**GIVEN EXERCISE**
Collect all lines from the listing that include the string "this".

────────────────

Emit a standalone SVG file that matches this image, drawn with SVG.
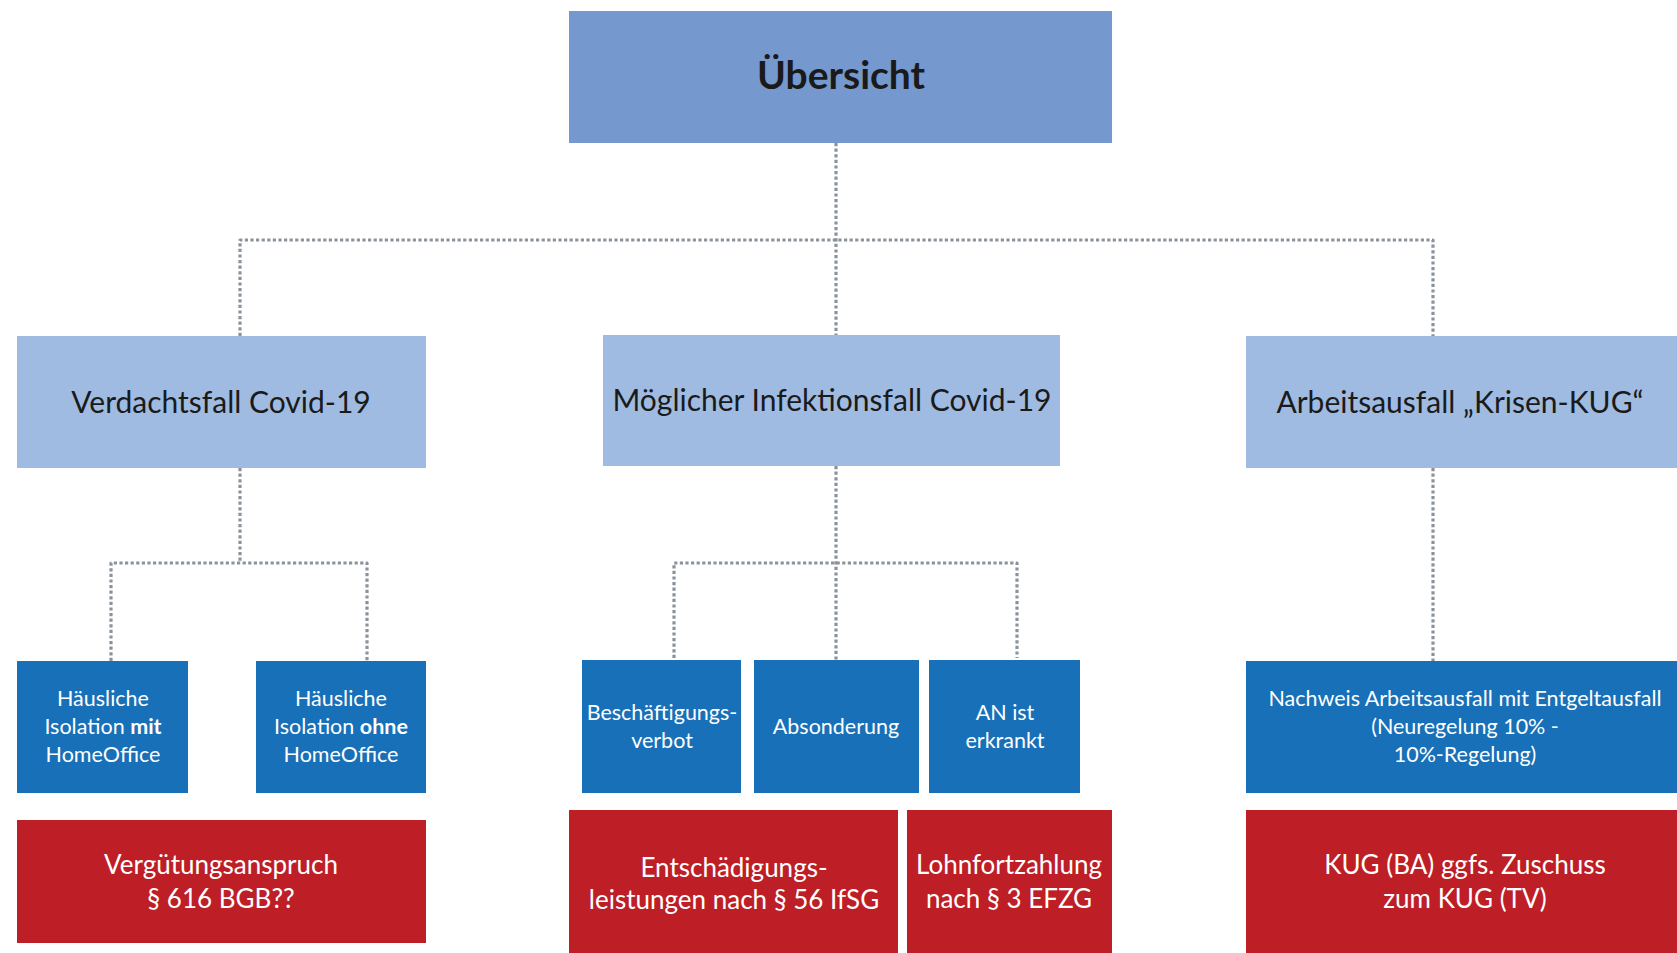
<svg xmlns="http://www.w3.org/2000/svg" width="1677" height="953" viewBox="0 0 1677 953">
<style>
.bg{fill:#ffffff}
.top{fill:#7598CE}
.l2{fill:#A0BBE1}
.l3{fill:#1770B8}
.l4{fill:#BE1E25}
.conn{fill:none;stroke:#8A939C;stroke-width:3.2;stroke-dasharray:3.2 2.4;stroke-linejoin:round}
text{font-family:Lato,"Open Sans","Liberation Sans",sans-serif;text-anchor:middle}
.tt{font-size:39px;font-weight:bold;fill:#1a1a1a}
.t2{font-size:30px;fill:#1a1a1a}
.t3{font-size:21.5px;fill:#ffffff}
.t4{font-size:26px;fill:#ffffff}
.b{font-weight:bold}
</style>
<rect class="bg" x="0" y="0" width="1677" height="953"/>
<g id="connectors">
<path class="conn" d="M836 143 V336"/>
<path class="conn" d="M240 336 V240 H1433 V336"/>
<path class="conn" d="M240 468 V563"/>
<path class="conn" d="M111 661 V563 H367 V661"/>
<path class="conn" d="M836 466 V660"/>
<path class="conn" d="M674 658 V563 H1017 V658"/>
<path class="conn" d="M1433 468 V661"/>
</g>
<g id="n-uebersicht">
<rect class="top" x="569" y="11" width="543" height="132"/>
<text class="tt" x="841" y="89">Übersicht</text>
</g>
<g id="n-verdacht">
<rect class="l2" x="17" y="336" width="409" height="132"/>
<text class="t2" x="221" y="413">Verdachtsfall Covid-19</text>
</g>
<g id="n-infektion">
<rect class="l2" x="603" y="335" width="457" height="131"/>
<text class="t2" x="832" y="411">Möglicher Infektionsfall Covid-19</text>
</g>
<g id="n-arbeitsausfall">
<rect class="l2" x="1246" y="336" width="431" height="132"/>
<text class="t2" x="1460" y="413">Arbeitsausfall „Krisen-KUG“</text>
</g>
<g id="n-iso-mit">
<rect class="l3" x="17" y="661" width="171" height="132"/>
<text class="t3" x="103" y="706">Häusliche</text>
<text class="t3" x="103" y="734">Isolation <tspan class="b">mit</tspan></text>
<text class="t3" x="103" y="762">HomeOffice</text>
</g>
<g id="n-iso-ohne">
<rect class="l3" x="256" y="661" width="170" height="132"/>
<text class="t3" x="341" y="706">Häusliche</text>
<text class="t3" x="341" y="734">Isolation <tspan class="b">ohne</tspan></text>
<text class="t3" x="341" y="762">HomeOffice</text>
</g>
<g id="n-beschaeftigung">
<rect class="l3" x="582" y="660" width="159" height="133"/>
<text class="t3" x="662" y="720">Beschäftigungs-</text>
<text class="t3" x="662" y="748">verbot</text>
</g>
<g id="n-absonderung">
<rect class="l3" x="754" y="660" width="165" height="133"/>
<text class="t3" x="836" y="734">Absonderung</text>
</g>
<g id="n-erkrankt">
<rect class="l3" x="929" y="660" width="151" height="133"/>
<text class="t3" x="1005" y="720">AN ist</text>
<text class="t3" x="1005" y="748">erkrankt</text>
</g>
<g id="n-nachweis">
<rect class="l3" x="1246" y="661" width="431" height="132"/>
<text class="t3" x="1465" y="706">Nachweis Arbeitsausfall mit Entgeltausfall</text>
<text class="t3" x="1465" y="734">(Neuregelung 10% -</text>
<text class="t3" x="1465" y="762">10%-Regelung)</text>
</g>
<g id="n-verguetung">
<rect class="l4" x="17" y="820" width="409" height="123"/>
<text class="t4" x="221" y="874">Vergütungsanspruch</text>
<text class="t4" x="221" y="908">§ 616 BGB??</text>
</g>
<g id="n-entschaedigung">
<rect class="l4" x="569" y="810" width="329" height="143"/>
<text class="t4" x="734" y="877">Entschädigungs-</text>
<text class="t4" x="734" y="909">leistungen nach § 56 IfSG</text>
</g>
<g id="n-lohnfortzahlung">
<rect class="l4" x="907" y="810" width="205" height="143"/>
<text class="t4" x="1009" y="874">Lohnfortzahlung</text>
<text class="t4" x="1009" y="908">nach § 3 EFZG</text>
</g>
<g id="n-kug">
<rect class="l4" x="1246" y="810" width="431" height="143"/>
<text class="t4" x="1465" y="874">KUG (BA) ggfs. Zuschuss</text>
<text class="t4" x="1465" y="908">zum KUG (TV)</text>
</g>
</svg>
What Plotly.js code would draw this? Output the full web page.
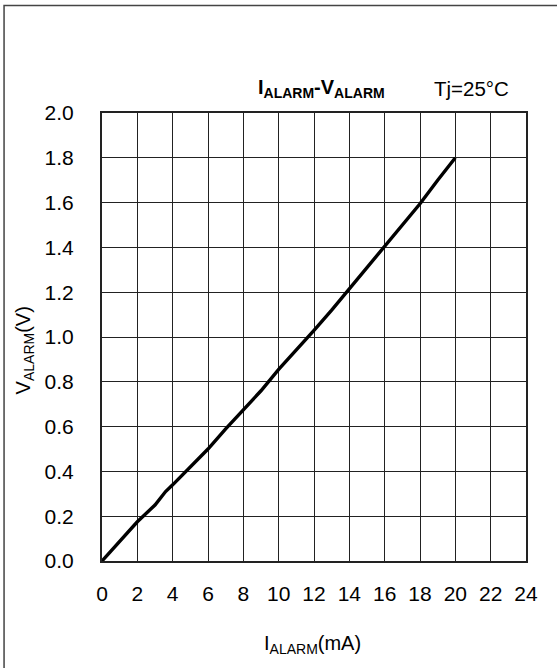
<!DOCTYPE html>
<html>
<head>
<meta charset="utf-8">
<script src="https://cdn.plot.ly/plotly-3.0.1.min.js"></script>
<style>html,body{margin:0;padding:0;background:#fff;}#chart{width:557px;height:668px;}</style>
</head>
<body>
<div id="chart"></div>
<script>
const iAlarm = [0, 1, 2, 3, 3.6, 4, 5, 6, 7, 8, 9, 10, 11, 12, 13, 14, 15, 16, 17, 18, 19, 20];
const vAlarm = [0, 0.09, 0.175, 0.25, 0.31, 0.34, 0.42, 0.50, 0.59, 0.675, 0.76, 0.855, 0.94, 1.03, 1.12, 1.215, 1.31, 1.405, 1.50, 1.595, 1.70, 1.80];
const xTicks = [0, 2, 4, 6, 8, 10, 12, 14, 16, 18, 20, 22, 24];
const yTicks = [0, 0.2, 0.4, 0.6, 0.8, 1.0, 1.2, 1.4, 1.6, 1.8, 2.0];

const font = 'Liberation Sans, Arial, sans-serif';

const trace = {
  x: iAlarm, y: vAlarm, type: 'scatter', mode: 'lines',
  line: {color: '#000', width: 3.4}, hoverinfo: 'skip'
};

const layout = {
  width: 557, height: 668,
  margin: {l: 102, r: 31, t: 112.5, b: 107},
  paper_bgcolor: '#fff', plot_bgcolor: '#fff',
  showlegend: false,
  font: {family: font, size: 20, color: '#000'},
  xaxis: {
    range: [0, 24], tickvals: xTicks, ticktext: xTicks.map(String),
    showgrid: true, gridcolor: '#222', gridwidth: 1,
    showline: true, linecolor: '#222', linewidth: 2, mirror: true,
    ticks: '', ticklabelstandoff: 13, zeroline: false,
    tickfont: {family: font, size: 21, color: '#000'}
  },
  yaxis: {
    range: [0, 2], tickvals: yTicks, ticktext: yTicks.map(v => v.toFixed(1)),
    showgrid: true, gridcolor: '#222', gridwidth: 1,
    showline: true, linecolor: '#222', linewidth: 2, mirror: true,
    ticks: '', ticklabelstandoff: 22, zeroline: false,
    tickfont: {family: font, size: 21, color: '#000'}
  },
  shapes: [{
    type: 'rect', xref: 'paper', yref: 'paper',
    x0: -0.231, x1: 1.3, y0: -0.4, y1: 1.2397,
    line: {color: '#444', width: 1.5}, fillcolor: 'rgba(0,0,0,0)'
  }],
  annotations: [
    {text: '<b>I<sub>ALARM</sub>-V<sub>ALARM</sub></b>', xref: 'paper', yref: 'paper',
     x: 0.3633, y: 1.054, xanchor: 'left', yanchor: 'middle', showarrow: false,
     font: {family: font, size: 20, color: '#000'}},
    {text: 'Tj=25°C', xref: 'paper', yref: 'paper',
     x: 0.872, y: 1.055, xanchor: 'center', yanchor: 'middle', showarrow: false,
     font: {family: font, size: 20.5, color: '#000'}},
    {text: 'I<sub>ALARM</sub>(mA)', xref: 'paper', yref: 'paper',
     x: 0.4976, y: -0.187, xanchor: 'center', yanchor: 'middle', showarrow: false,
     font: {family: font, size: 20, color: '#000'}},
    {text: 'V<sub>ALARM</sub>(V)', xref: 'paper', yref: 'paper',
     x: -0.184, y: 0.47, xanchor: 'center', yanchor: 'middle', showarrow: false, textangle: -90,
     font: {family: font, size: 20, color: '#000'}}
  ]
};

Plotly.newPlot('chart', [trace], layout, {displayModeBar: false, staticPlot: true});
</script>
</body>
</html>
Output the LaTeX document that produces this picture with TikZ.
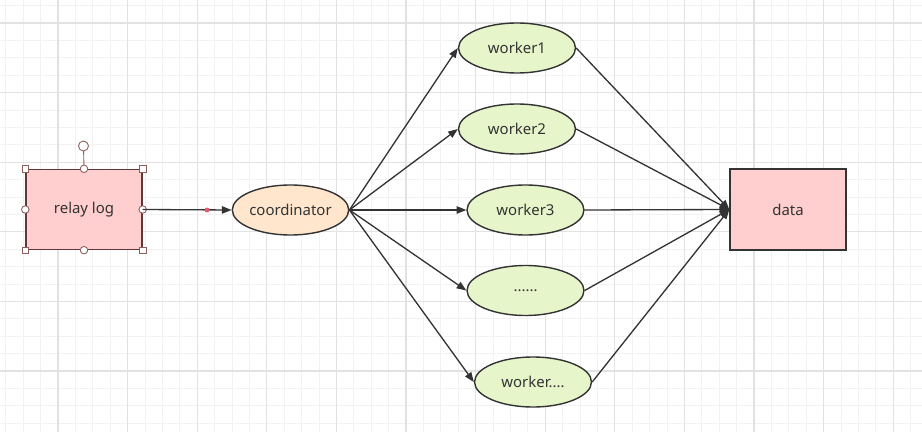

────────────────

**SOLUTION**
Emit a standalone SVG file that matches this image, drawn with SVG.
What Plotly.js code would draw this? Output the full web page.
Output the LaTeX document that produces this picture with TikZ.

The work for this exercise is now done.